What you have to do
Leave out the pictures and reproduce all of the data exactly.
· · · · · · ·
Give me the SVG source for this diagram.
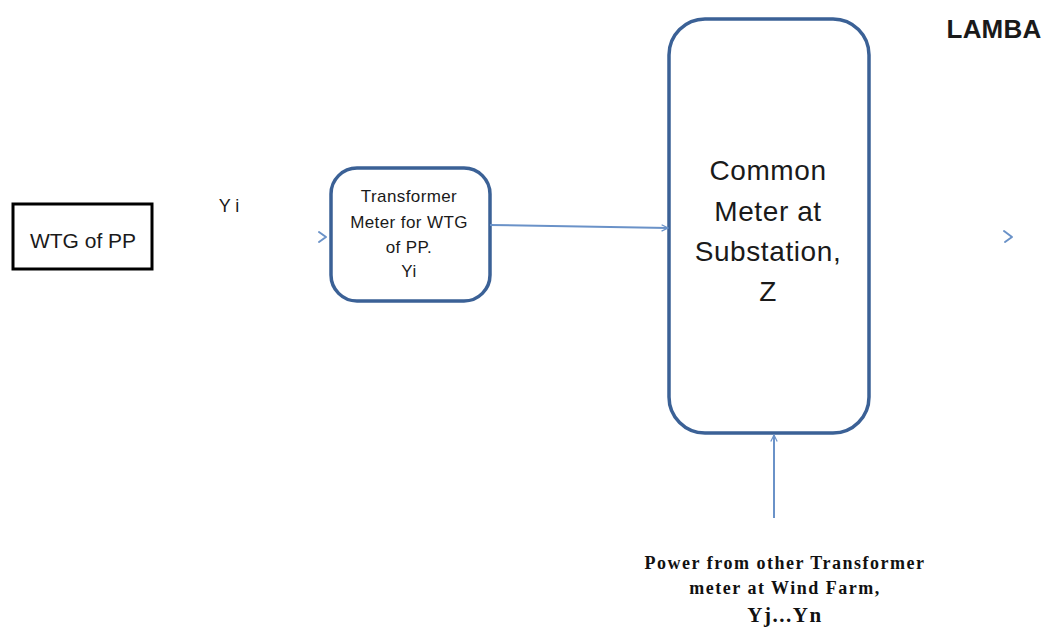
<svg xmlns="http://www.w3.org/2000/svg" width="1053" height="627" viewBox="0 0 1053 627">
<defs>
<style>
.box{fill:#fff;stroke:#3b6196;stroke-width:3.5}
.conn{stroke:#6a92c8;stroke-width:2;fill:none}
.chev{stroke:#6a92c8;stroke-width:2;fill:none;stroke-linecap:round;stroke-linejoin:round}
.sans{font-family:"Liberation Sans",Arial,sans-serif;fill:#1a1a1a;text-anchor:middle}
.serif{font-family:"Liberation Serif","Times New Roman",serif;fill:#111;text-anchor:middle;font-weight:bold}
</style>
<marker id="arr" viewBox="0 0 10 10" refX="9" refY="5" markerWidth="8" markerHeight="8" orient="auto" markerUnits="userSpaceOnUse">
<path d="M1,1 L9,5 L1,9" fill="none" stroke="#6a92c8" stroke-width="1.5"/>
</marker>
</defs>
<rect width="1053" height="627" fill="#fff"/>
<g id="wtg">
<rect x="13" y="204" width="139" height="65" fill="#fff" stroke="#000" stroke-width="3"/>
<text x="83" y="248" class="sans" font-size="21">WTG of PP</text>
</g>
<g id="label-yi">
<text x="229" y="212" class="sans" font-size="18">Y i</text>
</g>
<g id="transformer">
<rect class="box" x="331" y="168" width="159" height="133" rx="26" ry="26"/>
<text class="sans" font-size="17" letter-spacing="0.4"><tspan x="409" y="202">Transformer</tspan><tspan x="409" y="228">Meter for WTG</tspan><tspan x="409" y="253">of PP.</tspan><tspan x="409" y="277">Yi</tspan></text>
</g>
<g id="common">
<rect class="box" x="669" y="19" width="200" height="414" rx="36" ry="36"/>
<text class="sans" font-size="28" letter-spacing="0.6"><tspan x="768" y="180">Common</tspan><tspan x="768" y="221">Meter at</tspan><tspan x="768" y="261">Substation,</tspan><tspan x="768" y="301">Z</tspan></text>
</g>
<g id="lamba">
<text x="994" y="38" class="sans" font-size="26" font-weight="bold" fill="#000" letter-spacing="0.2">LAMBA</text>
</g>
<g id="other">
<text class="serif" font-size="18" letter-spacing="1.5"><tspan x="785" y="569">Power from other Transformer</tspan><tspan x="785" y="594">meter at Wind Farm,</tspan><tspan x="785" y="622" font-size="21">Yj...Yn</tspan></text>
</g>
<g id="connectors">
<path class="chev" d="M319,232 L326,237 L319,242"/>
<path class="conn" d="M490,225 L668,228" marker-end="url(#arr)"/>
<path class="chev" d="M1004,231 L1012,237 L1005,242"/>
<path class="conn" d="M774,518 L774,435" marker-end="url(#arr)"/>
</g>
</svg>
· · · · · · ·
Finished task
Give me the SVG source for this diagram.
<svg xmlns="http://www.w3.org/2000/svg" width="1053" height="627" viewBox="0 0 1053 627">
<defs>
<style>
.box{fill:#fff;stroke:#3b6196;stroke-width:3.5}
.conn{stroke:#6a92c8;stroke-width:2;fill:none}
.chev{stroke:#6a92c8;stroke-width:2;fill:none;stroke-linecap:round;stroke-linejoin:round}
.sans{font-family:"Liberation Sans",Arial,sans-serif;fill:#1a1a1a;text-anchor:middle}
.serif{font-family:"Liberation Serif","Times New Roman",serif;fill:#111;text-anchor:middle;font-weight:bold}
</style>
<marker id="arr" viewBox="0 0 10 10" refX="9" refY="5" markerWidth="8" markerHeight="8" orient="auto" markerUnits="userSpaceOnUse">
<path d="M1,1 L9,5 L1,9" fill="none" stroke="#6a92c8" stroke-width="1.5"/>
</marker>
</defs>
<rect width="1053" height="627" fill="#fff"/>
<g id="wtg">
<rect x="13" y="204" width="139" height="65" fill="#fff" stroke="#000" stroke-width="3"/>
<text x="83" y="248" class="sans" font-size="21">WTG of PP</text>
</g>
<g id="label-yi">
<text x="229" y="212" class="sans" font-size="18">Y i</text>
</g>
<g id="transformer">
<rect class="box" x="331" y="168" width="159" height="133" rx="26" ry="26"/>
<text class="sans" font-size="17" letter-spacing="0.4"><tspan x="409" y="202">Transformer</tspan><tspan x="409" y="228">Meter for WTG</tspan><tspan x="409" y="253">of PP.</tspan><tspan x="409" y="277">Yi</tspan></text>
</g>
<g id="common">
<rect class="box" x="669" y="19" width="200" height="414" rx="36" ry="36"/>
<text class="sans" font-size="28" letter-spacing="0.6"><tspan x="768" y="180">Common</tspan><tspan x="768" y="221">Meter at</tspan><tspan x="768" y="261">Substation,</tspan><tspan x="768" y="301">Z</tspan></text>
</g>
<g id="lamba">
<text x="994" y="38" class="sans" font-size="26" font-weight="bold" fill="#000" letter-spacing="0.2">LAMBA</text>
</g>
<g id="other">
<text class="serif" font-size="18" letter-spacing="1.5"><tspan x="785" y="569">Power from other Transformer</tspan><tspan x="785" y="594">meter at Wind Farm,</tspan><tspan x="785" y="622" font-size="21">Yj...Yn</tspan></text>
</g>
<g id="connectors">
<path class="chev" d="M319,232 L326,237 L319,242"/>
<path class="conn" d="M490,225 L668,228" marker-end="url(#arr)"/>
<path class="chev" d="M1004,231 L1012,237 L1005,242"/>
<path class="conn" d="M774,518 L774,435" marker-end="url(#arr)"/>
</g>
</svg>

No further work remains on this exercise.